Supplied data:

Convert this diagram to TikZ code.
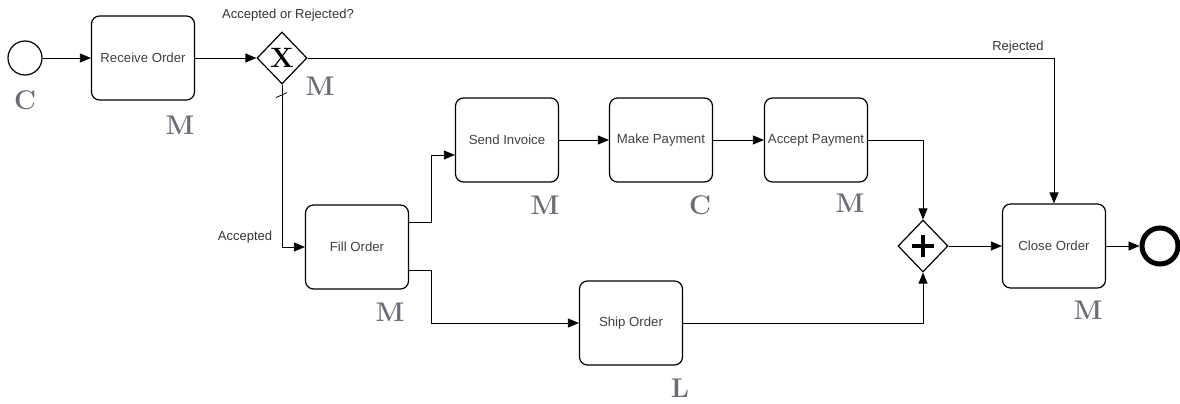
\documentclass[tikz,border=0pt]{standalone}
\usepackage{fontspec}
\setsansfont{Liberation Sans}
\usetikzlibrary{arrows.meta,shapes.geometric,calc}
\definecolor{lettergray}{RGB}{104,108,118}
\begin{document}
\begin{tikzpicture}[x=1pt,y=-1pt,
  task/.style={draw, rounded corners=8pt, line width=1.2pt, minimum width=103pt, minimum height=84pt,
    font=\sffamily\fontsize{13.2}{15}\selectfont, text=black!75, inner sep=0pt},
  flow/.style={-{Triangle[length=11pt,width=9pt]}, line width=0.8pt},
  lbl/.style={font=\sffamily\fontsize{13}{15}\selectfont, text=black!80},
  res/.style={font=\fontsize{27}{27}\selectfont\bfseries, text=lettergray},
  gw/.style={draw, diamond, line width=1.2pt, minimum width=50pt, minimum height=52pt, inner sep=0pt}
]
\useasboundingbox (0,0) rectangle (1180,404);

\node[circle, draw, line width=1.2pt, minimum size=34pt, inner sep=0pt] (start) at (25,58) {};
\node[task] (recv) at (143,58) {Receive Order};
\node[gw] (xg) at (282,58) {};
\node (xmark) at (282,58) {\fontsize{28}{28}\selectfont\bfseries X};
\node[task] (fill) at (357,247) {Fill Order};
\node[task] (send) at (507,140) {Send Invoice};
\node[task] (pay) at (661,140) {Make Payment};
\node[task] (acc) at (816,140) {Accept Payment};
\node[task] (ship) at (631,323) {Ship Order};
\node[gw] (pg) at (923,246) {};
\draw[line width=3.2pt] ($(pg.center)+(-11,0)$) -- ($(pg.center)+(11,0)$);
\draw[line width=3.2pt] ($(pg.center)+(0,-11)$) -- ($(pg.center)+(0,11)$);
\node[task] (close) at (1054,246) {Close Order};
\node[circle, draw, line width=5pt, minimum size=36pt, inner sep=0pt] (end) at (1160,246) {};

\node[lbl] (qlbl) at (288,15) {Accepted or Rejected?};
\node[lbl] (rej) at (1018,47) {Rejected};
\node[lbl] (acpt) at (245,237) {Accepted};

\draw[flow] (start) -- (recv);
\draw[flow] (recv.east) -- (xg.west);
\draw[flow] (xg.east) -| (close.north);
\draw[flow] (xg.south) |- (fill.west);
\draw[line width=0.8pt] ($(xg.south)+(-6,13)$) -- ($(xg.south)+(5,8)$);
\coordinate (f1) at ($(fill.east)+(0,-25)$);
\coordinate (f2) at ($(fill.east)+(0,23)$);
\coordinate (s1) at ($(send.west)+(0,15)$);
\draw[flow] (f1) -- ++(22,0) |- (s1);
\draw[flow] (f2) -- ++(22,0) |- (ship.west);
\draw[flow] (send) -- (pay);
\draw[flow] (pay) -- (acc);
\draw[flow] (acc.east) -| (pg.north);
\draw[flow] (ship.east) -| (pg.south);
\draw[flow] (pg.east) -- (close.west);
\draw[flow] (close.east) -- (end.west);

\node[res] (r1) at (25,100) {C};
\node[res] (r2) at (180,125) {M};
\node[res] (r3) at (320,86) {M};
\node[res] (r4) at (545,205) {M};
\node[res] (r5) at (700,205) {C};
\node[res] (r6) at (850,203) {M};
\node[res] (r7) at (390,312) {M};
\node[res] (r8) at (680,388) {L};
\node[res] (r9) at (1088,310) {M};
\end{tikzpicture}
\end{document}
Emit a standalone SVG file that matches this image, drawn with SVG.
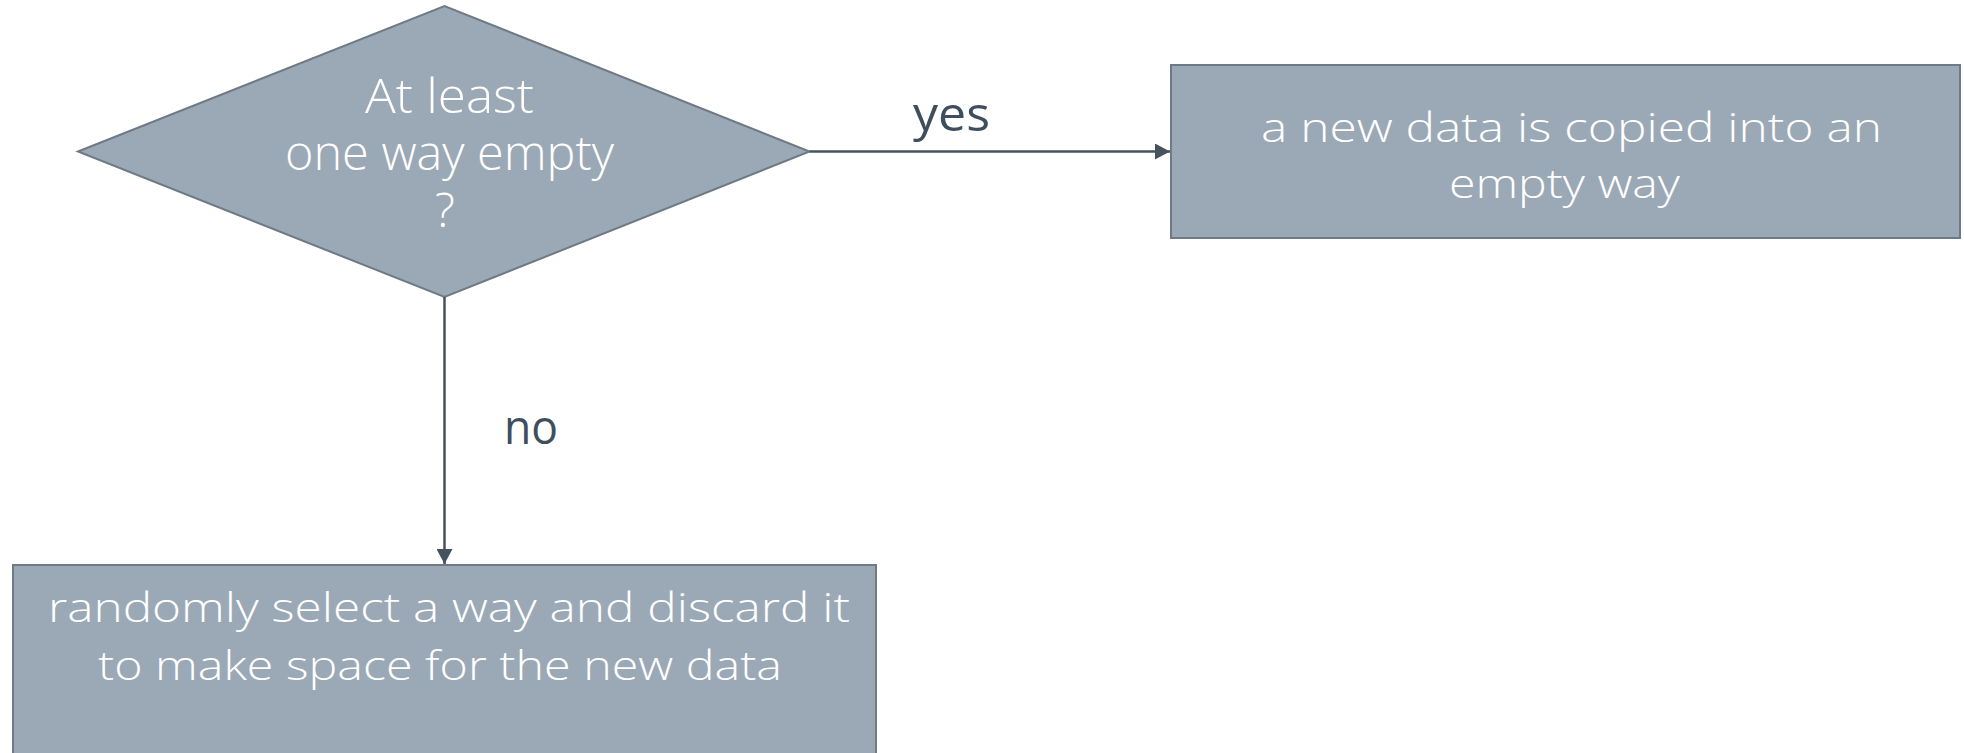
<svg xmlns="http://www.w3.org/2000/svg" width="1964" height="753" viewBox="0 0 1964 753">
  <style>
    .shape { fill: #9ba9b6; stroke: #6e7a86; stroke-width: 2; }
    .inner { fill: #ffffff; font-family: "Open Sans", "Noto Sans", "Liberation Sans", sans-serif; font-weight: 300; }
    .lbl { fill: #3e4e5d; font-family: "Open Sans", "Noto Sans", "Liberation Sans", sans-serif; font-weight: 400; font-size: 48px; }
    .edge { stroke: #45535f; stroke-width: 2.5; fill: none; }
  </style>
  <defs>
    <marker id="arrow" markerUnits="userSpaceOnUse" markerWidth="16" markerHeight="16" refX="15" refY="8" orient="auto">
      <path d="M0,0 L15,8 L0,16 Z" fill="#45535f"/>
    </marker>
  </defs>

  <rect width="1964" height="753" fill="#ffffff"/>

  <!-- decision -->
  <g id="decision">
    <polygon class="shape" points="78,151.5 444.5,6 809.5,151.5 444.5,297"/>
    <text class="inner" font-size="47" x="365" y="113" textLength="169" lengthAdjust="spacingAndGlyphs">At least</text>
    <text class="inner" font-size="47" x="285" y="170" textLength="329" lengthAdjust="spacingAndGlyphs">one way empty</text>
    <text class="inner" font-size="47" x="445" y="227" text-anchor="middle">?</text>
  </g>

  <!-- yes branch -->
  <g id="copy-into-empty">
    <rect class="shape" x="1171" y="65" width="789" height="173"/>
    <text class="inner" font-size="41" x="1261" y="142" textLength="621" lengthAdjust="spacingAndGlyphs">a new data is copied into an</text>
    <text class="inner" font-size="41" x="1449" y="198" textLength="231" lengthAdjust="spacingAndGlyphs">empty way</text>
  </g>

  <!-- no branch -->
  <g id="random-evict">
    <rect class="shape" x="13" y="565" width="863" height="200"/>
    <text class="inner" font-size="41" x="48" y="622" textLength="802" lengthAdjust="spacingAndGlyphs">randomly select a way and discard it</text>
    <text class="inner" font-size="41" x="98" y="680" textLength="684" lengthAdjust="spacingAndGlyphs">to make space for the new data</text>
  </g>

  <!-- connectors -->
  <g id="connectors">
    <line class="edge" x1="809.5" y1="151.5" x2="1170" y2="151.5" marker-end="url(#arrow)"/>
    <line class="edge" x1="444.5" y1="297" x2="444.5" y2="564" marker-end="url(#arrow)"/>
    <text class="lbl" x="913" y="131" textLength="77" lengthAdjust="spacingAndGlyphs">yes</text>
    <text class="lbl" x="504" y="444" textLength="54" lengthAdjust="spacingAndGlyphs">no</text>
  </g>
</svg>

Problem requirements: Go from the first line of the data above to the line containing "(acpt) at (245,237)" and retype exactly those lines, both included, but none of the pictures.

Solution for this problem:
Convert this diagram to TikZ code.
\documentclass[tikz,border=0pt]{standalone}
\usepackage{fontspec}
\setsansfont{Liberation Sans}
\usetikzlibrary{arrows.meta,shapes.geometric,calc}
\definecolor{lettergray}{RGB}{104,108,118}
\begin{document}
\begin{tikzpicture}[x=1pt,y=-1pt,
  task/.style={draw, rounded corners=8pt, line width=1.2pt, minimum width=103pt, minimum height=84pt,
    font=\sffamily\fontsize{13.2}{15}\selectfont, text=black!75, inner sep=0pt},
  flow/.style={-{Triangle[length=11pt,width=9pt]}, line width=0.8pt},
  lbl/.style={font=\sffamily\fontsize{13}{15}\selectfont, text=black!80},
  res/.style={font=\fontsize{27}{27}\selectfont\bfseries, text=lettergray},
  gw/.style={draw, diamond, line width=1.2pt, minimum width=50pt, minimum height=52pt, inner sep=0pt}
]
\useasboundingbox (0,0) rectangle (1180,404);

\node[circle, draw, line width=1.2pt, minimum size=34pt, inner sep=0pt] (start) at (25,58) {};
\node[task] (recv) at (143,58) {Receive Order};
\node[gw] (xg) at (282,58) {};
\node (xmark) at (282,58) {\fontsize{28}{28}\selectfont\bfseries X};
\node[task] (fill) at (357,247) {Fill Order};
\node[task] (send) at (507,140) {Send Invoice};
\node[task] (pay) at (661,140) {Make Payment};
\node[task] (acc) at (816,140) {Accept Payment};
\node[task] (ship) at (631,323) {Ship Order};
\node[gw] (pg) at (923,246) {};
\draw[line width=3.2pt] ($(pg.center)+(-11,0)$) -- ($(pg.center)+(11,0)$);
\draw[line width=3.2pt] ($(pg.center)+(0,-11)$) -- ($(pg.center)+(0,11)$);
\node[task] (close) at (1054,246) {Close Order};
\node[circle, draw, line width=5pt, minimum size=36pt, inner sep=0pt] (end) at (1160,246) {};

\node[lbl] (qlbl) at (288,15) {Accepted or Rejected?};
\node[lbl] (rej) at (1018,47) {Rejected};
\node[lbl] (acpt) at (245,237) {Accepted};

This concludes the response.